New York, Arizona At Odds With Ed. Dept. Over English Testing
Federal education officials have told New York Commissioner of Education Richard P. Mills that his state must change the way it tests English-learners or lose federal aid.
Tom Dunn, a spokesman for the New York State Department of Education, responded in an e-mail message to Education Week last week that state officials are willing to “arrive at a solution,” but that it is “premature to outline a solution now.”
Under the federal No Child Left Behind Act, states must include English-language learners in regular standardized assessments in reading and mathematics and use those scores in calculating schools’ and districts’ yearly progress toward statewide achievement goals.
During their first year in the United States, however, English-learners don’t have to take a state’s regular reading test, though they must take the regular math test and an English-language-proficiency test. In addition, states don’t have to include English-learners’ scores in reading and math in calculations of adequate yearly progress until the students’ second round of annual state testing.
New York, however, has continued to use its English-proficiency test, called the New York State ESL Achievement Test, or NYSESLAT, as a substitute for the state’s regular English-language-arts test for the second and third times that English-learners participate in statewide testing.
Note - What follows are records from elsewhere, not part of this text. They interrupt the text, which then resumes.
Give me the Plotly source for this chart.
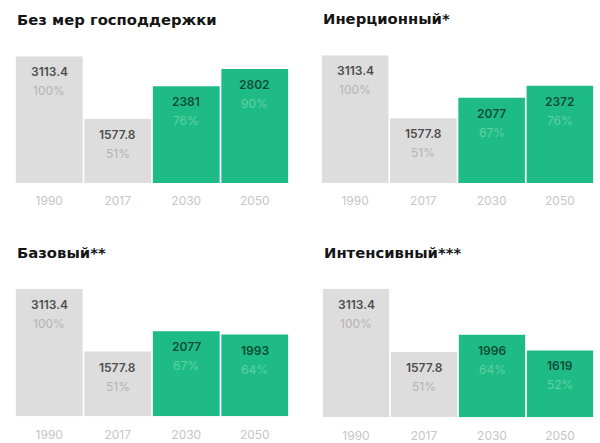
import plotly.graph_objects as go
from plotly.subplots import make_subplots

# Scenario data: emissions, thousand units, with share of the 1990 level
years = ["1990", "2017", "2030", "2050"]
titles = ["Без мер господдержки", "Инерционный*", "Базовый**", "Интенсивный***"]
values_no_support = [3113.4, 1577.8, 2381, 2802]
values_inertial = [3113.4, 1577.8, 2077, 2372]
values_base = [3113.4, 1577.8, 2077, 1993]
values_intensive = [3113.4, 1577.8, 1996, 1619]
labels_no_support = ["3113.4", "1577.8", "2381", "2802"]
labels_inertial = ["3113.4", "1577.8", "2077", "2372"]
labels_base = ["3113.4", "1577.8", "2077", "1993"]
labels_intensive = ["3113.4", "1577.8", "1996", "1619"]
pct_no_support = ["100%", "51%", "76%", "90%"]
pct_inertial = ["100%", "51%", "67%", "76%"]
pct_base = ["100%", "51%", "67%", "64%"]
pct_intensive = ["100%", "51%", "64%", "52%"]

series = [
    (values_no_support, labels_no_support, pct_no_support),
    (values_inertial, labels_inertial, pct_inertial),
    (values_base, labels_base, pct_base),
    (values_intensive, labels_intensive, pct_intensive),
]

W, H = 600, 443
# panel boxes in pixels: (left, right, top of 100% bar, baseline)
boxes = [
    (15, 289, 57, 185),
    (321, 594, 56, 185),
    (15, 289, 292, 421),
    (322, 594, 292, 422),
]
title_y = [20, 19, 255, 255]

GRAY = "#dddddd"
GREEN = "#1fbb87"
FONT = "Inter"
TITLE_FONT = "DejaVu Sans"

fig = make_subplots(rows=2, cols=2)
ymax = values_no_support[0]
positions = list(range(len(years)))

for i, ((vals, labs, pcts), (l, r, t, b)) in enumerate(zip(series, boxes)):
    row, col = i // 2 + 1, i % 2 + 1
    n = i + 1
    xa = "x" if n == 1 else f"x{n}"
    ya = "y" if n == 1 else f"y{n}"
    is_hist = [y in ("1990", "2017") for y in years]
    colors = [GRAY if h else GREEN for h in is_hist]
    fig.add_trace(go.Bar(
        x=positions, y=vals, marker=dict(color=colors, line=dict(width=0)),
        showlegend=False, hoverinfo="skip", width=0.975,
    ), row=row, col=col)
    fig.update_xaxes(
        domain=[l / W, r / W], range=[-0.5, len(years) - 0.5],
        tickmode="array", tickvals=positions, ticktext=years,
        showgrid=False, zeroline=False, showline=False,
        ticks="outside", ticklen=7, tickcolor="rgba(0,0,0,0)",
        tickfont=dict(family=FONT, size=12, color="#c6c6c6"), fixedrange=True,
        row=row, col=col,
    )
    fig.update_yaxes(
        domain=[(H - b) / H, (H - t) / H], range=[0, ymax],
        visible=False, fixedrange=True, row=row, col=col,
    )
    for p, v, lab, pct, h in zip(positions, vals, labs, pcts, is_hist):
        vcol = "#4e4e4e" if h else "#0b4d35"
        pcol = "#b4b4b4" if h else "#5fd0a0"
        fig.add_annotation(x=p, y=v, xref=xa, yref=ya, text=lab, showarrow=False,
                           yanchor="top", yshift=-6,
                           font=dict(family=FONT, size=12, color=vcol, weight=600))
        fig.add_annotation(x=p, y=v, xref=xa, yref=ya, text=pct, showarrow=False,
                           yanchor="top", yshift=-25,
                           font=dict(family=FONT, size=12, color=pcol))
    fig.add_annotation(x=l / W, y=(H - title_y[i]) / H, xref="paper", yref="paper",
                       xanchor="left", yanchor="middle", showarrow=False,
                       text=f"<b>{titles[i]}</b>",
                       font=dict(family=TITLE_FONT, size=14.8, color="#151515"))

fig.update_layout(
    width=W, height=H, margin=dict(l=0, r=0, t=0, b=0),
    paper_bgcolor="white", plot_bgcolor="white",
)
fig.write_html("out.html")
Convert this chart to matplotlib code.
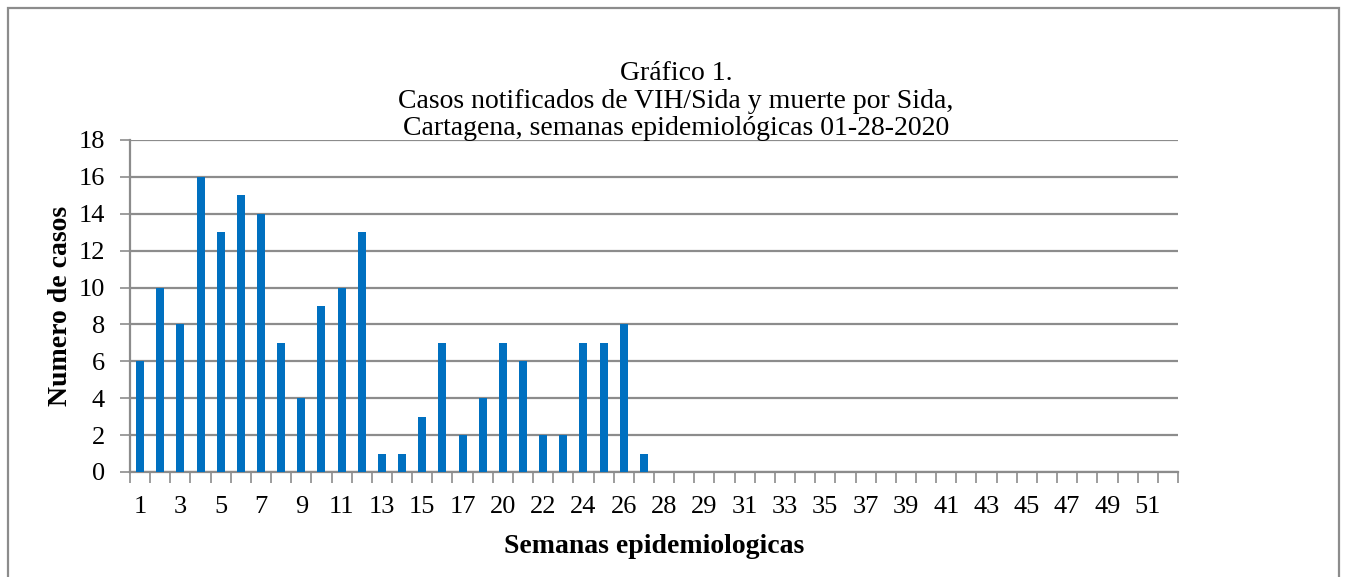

A June 27 letter from the U.S. Department of Education to Mr. Mills said that New York must stop that practice if it is to continue to receive its full amount of Title I funds. The federal department gave the state an “approval pending” rating for its assessment system because of how it uses the NYSESLAT for accountability and for an issue concerning how it assesses special education students. ("Department Raps States on Testing," this issue.)
The federal officials gave New York 25 business days from receipt of the letter to submit a plan for complying with the NCLB law for the 2006-07 school year. If the state doesn’t stick with its plan, the letter said, it will lose 10 percent of its Title 1, Part A, administrative funds, for fiscal 2006.
Meanwhile, Arizona state Superintendent of Public Instruction Tom Horne is threatening to sue the U.S. government over another matter regarding English-language learners and accountability.
He maintains that the federal government made an oral agreement with Arizona that permits the state to exclude the test scores of English-learners in calculations of adequate yearly progress for the first three years the students are in U.S. schools.
“The big issue is keeping one’s promises,” Mr. Horne said in an interview. Arizona received a letter from the federal Education Department on June 30 approving the state’s assessment system. The letter added that such approval doesn’t resolve the dispute the federal government has with Arizona concerning how it is calculating adequate yearly progress for English-learners.
“We will continue to work to resolve that issue,” the letter said.